Set problem ▸
Write out every line below that includes the word "this".

==*==

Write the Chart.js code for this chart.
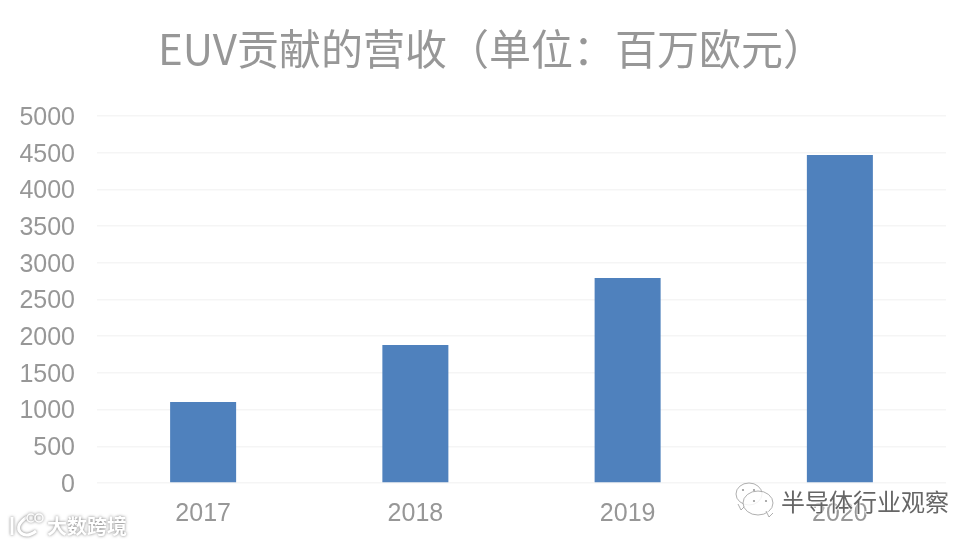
<!DOCTYPE html>
<html>
<head>
<meta charset="utf-8">
<style>
  html, body { margin: 0; padding: 0; background: #fff; }
  #wrap { width: 980px; height: 544px; }
</style>
<script src="https://cdn.jsdelivr.net/npm/chart.js@4/dist/chart.umd.min.js"></script>
</head>
<body>
<div id="wrap"><canvas id="chart" width="980" height="544"></canvas></div>
<script>
// Chart data
const categories = ['2017', '2018', '2019', '2020']
const revenue = [1103, 1880, 2793, 4469]
const chartTitle = 'EUV贡献的营收（单位：百万欧元）'
const fontFamily = '"Liberation Sans", "Noto Sans CJK SC", sans-serif'
const cjkFont = '"Noto Sans CJK SC", sans-serif'
const textColor = '#979797'

// The reference title sits off the chart centre, so it is drawn here
const titleText = {
  id: 'titleText',
  afterDraw(chart) {
    const ctx = chart.ctx
    ctx.save()
    ctx.font = '42px ' + cjkFont
    ctx.fillStyle = textColor
    ctx.textAlign = 'left'
    ctx.textBaseline = 'middle'
    ctx.fillText(chartTitle, 158, 49)
    ctx.restore()
  }
}

// Image watermarks that sit on top of the chart
function drawBubble(ctx, x, y, rx, ry, tailX, tailY) {
  ctx.beginPath()
  ctx.ellipse(x, y, rx, ry, 0, 0, Math.PI * 2)
  ctx.fill()
  ctx.stroke()
  ctx.beginPath()
  ctx.moveTo(tailX - 3, tailY - 3)
  ctx.lineTo(tailX, tailY + 3)
  ctx.lineTo(tailX + 4, tailY - 1)
  ctx.fill()
  ctx.stroke()
}

const watermarks = {
  id: 'watermarks',
  afterDraw(chart) {
    const ctx = chart.ctx
    ctx.save()

    // wechat account mark, bottom right
    ctx.strokeStyle = '#9a9a9a'
    ctx.fillStyle = 'rgba(255,255,255,0.85)'
    ctx.lineWidth = 0.8
    drawBubble(ctx, 749, 494, 13, 11, 741, 507)
    drawBubble(ctx, 758, 503, 15, 12, 769, 514)
    ctx.fillStyle = '#9a9a9a'
    ;[[743, 490], [754, 490], [754, 501], [766, 501]].forEach(([x, y]) => {
      ctx.beginPath()
      ctx.arc(x, y, 1.1, 0, Math.PI * 2)
      ctx.fill()
    })
    ctx.textBaseline = 'middle'
    ctx.textAlign = 'left'
    ctx.font = '24px ' + cjkFont
    ctx.lineWidth = 2
    ctx.strokeStyle = 'rgba(255,255,255,0.7)'
    ctx.strokeText('半导体行业观察', 781, 502)
    ctx.fillStyle = '#666666'
    ctx.fillText('半导体行业观察', 781, 502)

    // logo and name, bottom left
    ctx.shadowColor = 'rgba(90,90,90,0.8)'
    ctx.shadowBlur = 3
    ctx.fillStyle = '#ffffff'
    ctx.strokeStyle = '#ffffff'
    ctx.lineWidth = 3
    ctx.beginPath()
    ctx.moveTo(12, 517)
    ctx.lineTo(12, 535)
    ctx.moveTo(27, 517)
    ctx.quadraticCurveTo(14, 526, 21, 533)
    ctx.quadraticCurveTo(27, 538, 36, 531)
    ctx.stroke()
    ctx.lineWidth = 1.5
    ;[31, 39].forEach(x => {
      ctx.beginPath()
      ctx.arc(x, 518, 4, 0, Math.PI * 2)
      ctx.stroke()
    })
    ctx.font = 'bold 20px ' + cjkFont
    ctx.fillText('大数跨境', 47, 526)

    ctx.restore()
  }
}

new Chart(document.getElementById('chart'), {
  type: 'bar',
  data: {
    labels: categories,
    datasets: [{
      data: revenue,
      backgroundColor: '#4f81bd',
      barPercentage: 0.311,
      categoryPercentage: 1
    }]
  },
  options: {
    responsive: false,
    animation: false,
    layout: { padding: { left: 0, right: 34, top: 116, bottom: 0 } },
    plugins: {
      legend: { display: false },
      tooltip: { enabled: false }
    },
    scales: {
      x: {
        grid: { display: false },
        border: { display: false },
        ticks: {
          color: textColor,
          font: { family: fontFamily, size: 25 },
          padding: 8,
          maxRotation: 0
        },
        afterFit(scale) { scale.height = 61 }
      },
      y: {
        min: 0,
        max: 5000,
        grid: { color: '#f5f5f5', lineWidth: 1.5, drawTicks: false },
        border: { display: false },
        ticks: {
          stepSize: 500,
          color: textColor,
          font: { family: fontFamily, size: 25 },
          format: { useGrouping: false },
          padding: 22,
          labelOffset: 2
        },
        afterFit(scale) { scale.width = 97 }
      }
    }
  },
  plugins: [titleText, watermarks]
})
</script>
</body>
</html>
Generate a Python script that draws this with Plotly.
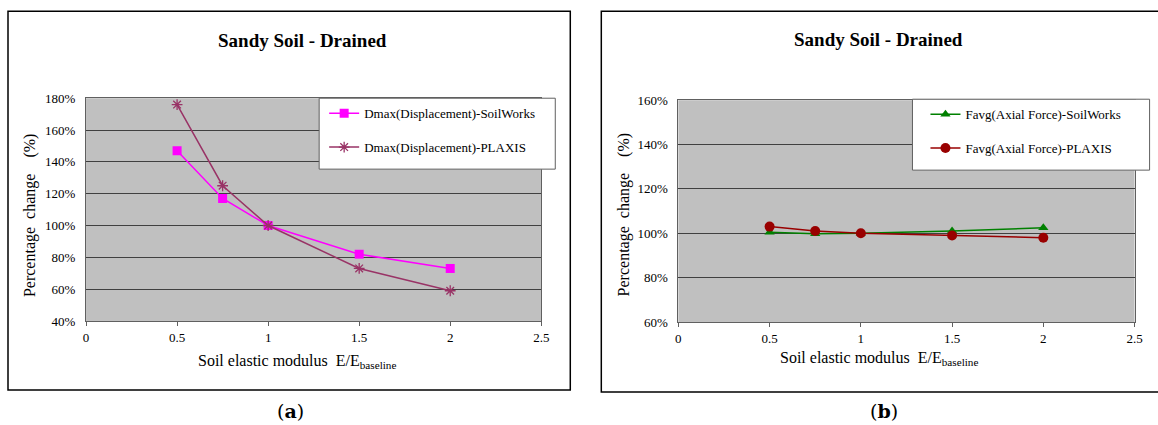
import plotly.graph_objects as go

# ---- data ----
x_vals = [0.5, 0.75, 1.0, 1.5, 2.0]
dmax_soilworks = [1.47, 1.17, 1.00, 0.82, 0.73]
dmax_plaxis = [1.76, 1.25, 1.00, 0.73, 0.59]
favg_soilworks = [1.005, 0.998, 1.00, 1.01, 1.025]
favg_plaxis = [1.03, 1.01, 1.00, 0.99, 0.98]

title_text = "Sandy Soil - Drained"
xtick_vals = [0, 0.5, 1, 1.5, 2, 2.5]
xtick_text = ["0", "0.5", "1", "1.5", "2", "2.5"]
ytick_a = [0.4, 0.6, 0.8, 1.0, 1.2, 1.4, 1.6, 1.8]
ytick_b = [0.6, 0.8, 1.0, 1.2, 1.4, 1.6]

W, H = 1158, 425
SERIF = "Liberation Serif, Times New Roman, serif"

# map target picture pixels to paper fractions (compensates the capture transform)
def px(X):
    return ((X - 3) / 0.99) / W

def py(Y):
    return 1 - ((Y - 5.7) / 0.9657) / H

fig = go.Figure()

fig.add_trace(go.Scatter(
    x=x_vals, y=dmax_soilworks, mode="lines+markers",
    name="Dmax(Displacement)-SoilWorks", legend="legend", legendgroup="a1",
    line=dict(color="#FF00FF", width=1.5),
    marker=dict(symbol="square", size=9, color="#FF00FF"),
    xaxis="x", yaxis="y"))
fig.add_trace(go.Scatter(
    x=x_vals, y=dmax_plaxis, mode="lines+markers",
    name="Dmax(Displacement)-PLAXIS", legend="legend", legendgroup="a2",
    line=dict(color="#993366", width=1.5),
    marker=dict(symbol="asterisk-open", size=9, color="#993366",
                line=dict(color="#993366", width=1.3)),
    xaxis="x", yaxis="y"))
fig.add_trace(go.Scatter(
    x=x_vals, y=favg_soilworks, mode="lines+markers",
    name="Favg(Axial Force)-SoilWorks", legend="legend2", legendgroup="b1",
    line=dict(color="#008000", width=1.5),
    marker=dict(symbol="triangle-up", size=9, color="#008000"),
    xaxis="x2", yaxis="y2"))
fig.add_trace(go.Scatter(
    x=x_vals, y=favg_plaxis, mode="lines+markers",
    name="Favg(Axial Force)-PLAXIS", legend="legend2", legendgroup="b2",
    line=dict(color="#990000", width=1.5),
    marker=dict(symbol="circle", size=10, color="#990000"),
    xaxis="x2", yaxis="y2"))

axis_common = dict(
    showgrid=False, zeroline=False, showline=True, linecolor="#606060",
    linewidth=1, mirror=True, ticks="outside", ticklen=4, tickcolor="#606060",
    tickfont=dict(family=SERIF, size=13, color="#000000"),
)
yaxis_common = dict(
    showgrid=True, gridcolor="#404040", gridwidth=1, zeroline=False,
    showline=True, linecolor="#606060", linewidth=1, mirror=True,
    ticks="", tickformat=".0%", ticklabelstandoff=7,
    tickfont=dict(family=SERIF, size=13, color="#000000"),
)

fig.update_layout(
    width=W, height=H,
    margin=dict(l=0, r=0, t=0, b=0),
    paper_bgcolor="white",
    plot_bgcolor="#C0C0C0",
    showlegend=True,
    xaxis=dict(domain=[px(86), px(541)], range=[0, 2.5], tickvals=xtick_vals,
               ticktext=xtick_text, anchor="y", **axis_common),
    yaxis=dict(domain=[py(320), py(97)], range=[0.4, 1.8], tickvals=ytick_a,
               anchor="x", **yaxis_common),
    xaxis2=dict(domain=[px(678), px(1134)], range=[0, 2.5], tickvals=xtick_vals,
                ticktext=xtick_text, anchor="y2", **axis_common),
    yaxis2=dict(domain=[py(321), py(99)], range=[0.6, 1.6], tickvals=ytick_b,
                anchor="x2", **yaxis_common),
    legend=dict(x=px(324), y=py(97), xanchor="left", yanchor="top",
                bgcolor="rgba(0,0,0,0)", borderwidth=0,
                font=dict(family=SERIF, size=13, color="#000000"),
                tracegroupgap=14, itemwidth=30),
    legend2=dict(x=px(925), y=py(98), xanchor="left", yanchor="top",
                 bgcolor="rgba(0,0,0,0)", borderwidth=0,
                 font=dict(family=SERIF, size=13, color="#000000"),
                 tracegroupgap=14, itemwidth=30),
)

shapes = [
    dict(type="rect", xref="paper", yref="paper", x0=px(8), x1=px(570),
         y0=py(389), y1=py(10), line=dict(color="#000000", width=1.5),
         fillcolor="rgba(0,0,0,0)", layer="above"),
    dict(type="rect", xref="paper", yref="paper", x0=px(601), x1=px(1175),
         y0=py(391), y1=py(10), line=dict(color="#000000", width=1.5),
         fillcolor="rgba(0,0,0,0)", layer="above"),
    dict(type="rect", xref="paper", yref="paper", x0=px(319), x1=px(555),
         y0=py(168), y1=py(97), line=dict(color="#606060", width=1),
         fillcolor="white", layer="above"),
    dict(type="rect", xref="paper", yref="paper", x0=px(912), x1=px(1149),
         y0=py(169), y1=py(98), line=dict(color="#606060", width=1),
         fillcolor="white", layer="above"),
]
fig.update_layout(shapes=shapes)

ann = []
for cx, cy in [(302, 39), (878, 38)]:
    ann.append(dict(text="<b>" + title_text + "</b>", x=px(cx), y=py(cy),
                    xref="paper", yref="paper", showarrow=False,
                    xanchor="center", yanchor="middle",
                    font=dict(family=SERIF, size=19, color="#000000")))
for cx, label in [(290, "(<b>a</b>)"), (884, "(<b>b</b>)")]:
    ann.append(dict(text=label, x=px(cx), y=py(410), xref="paper", yref="paper",
                    showarrow=False, xanchor="center", yanchor="middle",
                    font=dict(family="DejaVu Serif, serif", size=19, color="#000000")))
for cx, cy in [(297, 361), (879, 358)]:
    ann.append(dict(text="Soil elastic modulus  E/E<sub>baseline</sub>", x=px(cx), y=py(cy),
                    xref="paper", yref="paper", showarrow=False,
                    xanchor="center", yanchor="middle",
                    font=dict(family=SERIF, size=16, color="#000000")))
for cx, cy in [(30, 215), (624, 214)]:
    ann.append(dict(text="Percentage  change    (%)", x=px(cx), y=py(cy),
                    xref="paper", yref="paper", showarrow=False, textangle=-90,
                    xanchor="center", yanchor="middle",
                    font=dict(family=SERIF, size=16, color="#000000")))
fig.update_layout(annotations=ann)

fig.write_html(
    "out.html",
    config={"displayModeBar": False},
    post_script="document.body.style.margin='0';document.body.style.overflow='hidden';",
)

==*==

Worked answer ▸
Write the Chart.js code for this chart.
Generate a Python script that draws this with Plotly.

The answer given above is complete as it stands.